**Task brief**. Can the data below be set down again exactly, line for line?

**Source excerpt**.
________________

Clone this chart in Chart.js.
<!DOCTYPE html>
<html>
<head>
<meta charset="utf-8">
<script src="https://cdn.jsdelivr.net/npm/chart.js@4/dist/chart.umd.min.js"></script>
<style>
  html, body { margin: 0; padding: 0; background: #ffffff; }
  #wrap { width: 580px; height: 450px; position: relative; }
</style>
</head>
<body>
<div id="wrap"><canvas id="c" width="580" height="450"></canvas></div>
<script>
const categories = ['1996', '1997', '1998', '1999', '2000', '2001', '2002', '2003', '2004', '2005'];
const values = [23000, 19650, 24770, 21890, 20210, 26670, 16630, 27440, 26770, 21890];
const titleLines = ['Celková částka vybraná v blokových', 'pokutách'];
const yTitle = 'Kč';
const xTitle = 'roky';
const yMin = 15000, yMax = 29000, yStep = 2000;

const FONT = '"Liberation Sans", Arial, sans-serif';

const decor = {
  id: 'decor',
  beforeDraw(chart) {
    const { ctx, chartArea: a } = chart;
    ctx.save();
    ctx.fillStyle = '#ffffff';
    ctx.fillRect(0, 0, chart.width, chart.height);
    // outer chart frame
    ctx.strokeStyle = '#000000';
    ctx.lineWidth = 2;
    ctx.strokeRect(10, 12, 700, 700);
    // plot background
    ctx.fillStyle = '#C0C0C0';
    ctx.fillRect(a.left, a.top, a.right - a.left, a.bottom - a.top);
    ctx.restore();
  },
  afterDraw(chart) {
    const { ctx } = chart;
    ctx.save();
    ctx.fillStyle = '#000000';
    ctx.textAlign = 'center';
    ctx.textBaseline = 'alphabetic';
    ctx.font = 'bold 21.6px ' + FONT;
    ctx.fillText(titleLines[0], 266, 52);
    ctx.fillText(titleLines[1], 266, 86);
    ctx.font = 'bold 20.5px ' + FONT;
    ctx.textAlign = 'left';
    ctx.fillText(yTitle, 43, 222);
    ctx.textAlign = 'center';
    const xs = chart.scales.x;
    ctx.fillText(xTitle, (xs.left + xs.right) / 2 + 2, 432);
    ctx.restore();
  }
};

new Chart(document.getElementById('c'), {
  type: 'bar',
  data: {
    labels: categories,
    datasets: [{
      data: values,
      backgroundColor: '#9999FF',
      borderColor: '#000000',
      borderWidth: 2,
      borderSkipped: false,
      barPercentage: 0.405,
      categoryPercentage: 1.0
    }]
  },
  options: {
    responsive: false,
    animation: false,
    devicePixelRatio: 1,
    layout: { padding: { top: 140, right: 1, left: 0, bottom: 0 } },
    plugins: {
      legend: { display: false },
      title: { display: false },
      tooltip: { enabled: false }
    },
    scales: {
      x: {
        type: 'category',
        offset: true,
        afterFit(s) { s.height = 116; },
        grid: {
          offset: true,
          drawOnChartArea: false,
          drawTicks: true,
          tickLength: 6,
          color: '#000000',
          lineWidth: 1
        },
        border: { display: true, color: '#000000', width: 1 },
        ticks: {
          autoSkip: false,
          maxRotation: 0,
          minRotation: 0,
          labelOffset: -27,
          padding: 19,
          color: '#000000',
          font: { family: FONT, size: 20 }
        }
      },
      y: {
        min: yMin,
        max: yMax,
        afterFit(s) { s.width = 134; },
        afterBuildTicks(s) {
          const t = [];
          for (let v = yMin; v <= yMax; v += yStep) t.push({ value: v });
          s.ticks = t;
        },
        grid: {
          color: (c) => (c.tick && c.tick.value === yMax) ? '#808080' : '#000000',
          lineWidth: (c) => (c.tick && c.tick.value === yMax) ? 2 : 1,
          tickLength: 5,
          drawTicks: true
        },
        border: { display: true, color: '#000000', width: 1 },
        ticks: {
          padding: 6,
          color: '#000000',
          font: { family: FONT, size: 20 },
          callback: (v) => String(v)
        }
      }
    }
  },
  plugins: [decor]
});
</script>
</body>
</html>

________________

**The response**.
Clone this chart in Chart.js.
<!DOCTYPE html>
<html>
<head>
<meta charset="utf-8">
<script src="https://cdn.jsdelivr.net/npm/chart.js@4/dist/chart.umd.min.js"></script>
<style>
  html, body { margin: 0; padding: 0; background: #ffffff; }
  #wrap { width: 580px; height: 450px; position: relative; }
</style>
</head>
<body>
<div id="wrap"><canvas id="c" width="580" height="450"></canvas></div>
<script>
const categories = ['1996', '1997', '1998', '1999', '2000', '2001', '2002', '2003', '2004', '2005'];
const values = [23000, 19650, 24770, 21890, 20210, 26670, 16630, 27440, 26770, 21890];
const titleLines = ['Celková částka vybraná v blokových', 'pokutách'];
const yTitle = 'Kč';
const xTitle = 'roky';
const yMin = 15000, yMax = 29000, yStep = 2000;

const FONT = '"Liberation Sans", Arial, sans-serif';

const decor = {
  id: 'decor',
  beforeDraw(chart) {
    const { ctx, chartArea: a } = chart;
    ctx.save();
    ctx.fillStyle = '#ffffff';
    ctx.fillRect(0, 0, chart.width, chart.height);
    // outer chart frame
    ctx.strokeStyle = '#000000';
    ctx.lineWidth = 2;
    ctx.strokeRect(10, 12, 700, 700);
    // plot background
    ctx.fillStyle = '#C0C0C0';
    ctx.fillRect(a.left, a.top, a.right - a.left, a.bottom - a.top);
    ctx.restore();
  },
  afterDraw(chart) {
    const { ctx } = chart;
    ctx.save();
    ctx.fillStyle = '#000000';
    ctx.textAlign = 'center';
    ctx.textBaseline = 'alphabetic';
    ctx.font = 'bold 21.6px ' + FONT;
    ctx.fillText(titleLines[0], 266, 52);
    ctx.fillText(titleLines[1], 266, 86);
    ctx.font = 'bold 20.5px ' + FONT;
    ctx.textAlign = 'left';
    ctx.fillText(yTitle, 43, 222);
    ctx.textAlign = 'center';
    const xs = chart.scales.x;
    ctx.fillText(xTitle, (xs.left + xs.right) / 2 + 2, 432);
    ctx.restore();
  }
};

new Chart(document.getElementById('c'), {
  type: 'bar',
  data: {
    labels: categories,
    datasets: [{
      data: values,
      backgroundColor: '#9999FF',
      borderColor: '#000000',
      borderWidth: 2,
      borderSkipped: false,
      barPercentage: 0.405,
      categoryPercentage: 1.0
    }]
  },
  options: {
    responsive: false,
    animation: false,
    devicePixelRatio: 1,
    layout: { padding: { top: 140, right: 1, left: 0, bottom: 0 } },
    plugins: {
      legend: { display: false },
      title: { display: false },
      tooltip: { enabled: false }
    },
    scales: {
      x: {
        type: 'category',
        offset: true,
        afterFit(s) { s.height = 116; },
        grid: {
          offset: true,
          drawOnChartArea: false,
          drawTicks: true,
          tickLength: 6,
          color: '#000000',
          lineWidth: 1
        },
        border: { display: true, color: '#000000', width: 1 },
        ticks: {
          autoSkip: false,
          maxRotation: 0,
          minRotation: 0,
          labelOffset: -27,
          padding: 19,
          color: '#000000',
          font: { family: FONT, size: 20 }
        }
      },
      y: {
        min: yMin,
        max: yMax,
        afterFit(s) { s.width = 134; },
        afterBuildTicks(s) {
          const t = [];
          for (let v = yMin; v <= yMax; v += yStep) t.push({ value: v });
          s.ticks = t;
        },
        grid: {
          color: (c) => (c.tick && c.tick.value === yMax) ? '#808080' : '#000000',
          lineWidth: (c) => (c.tick && c.tick.value === yMax) ? 2 : 1,
          tickLength: 5,
          drawTicks: true
        },
        border: { display: true, color: '#000000', width: 1 },
        ticks: {
          padding: 6,
          color: '#000000',
          font: { family: FONT, size: 20 },
          callback: (v) => String(v)
        }
      }
    }
  },
  plugins: [decor]
});
</script>
</body>
</html>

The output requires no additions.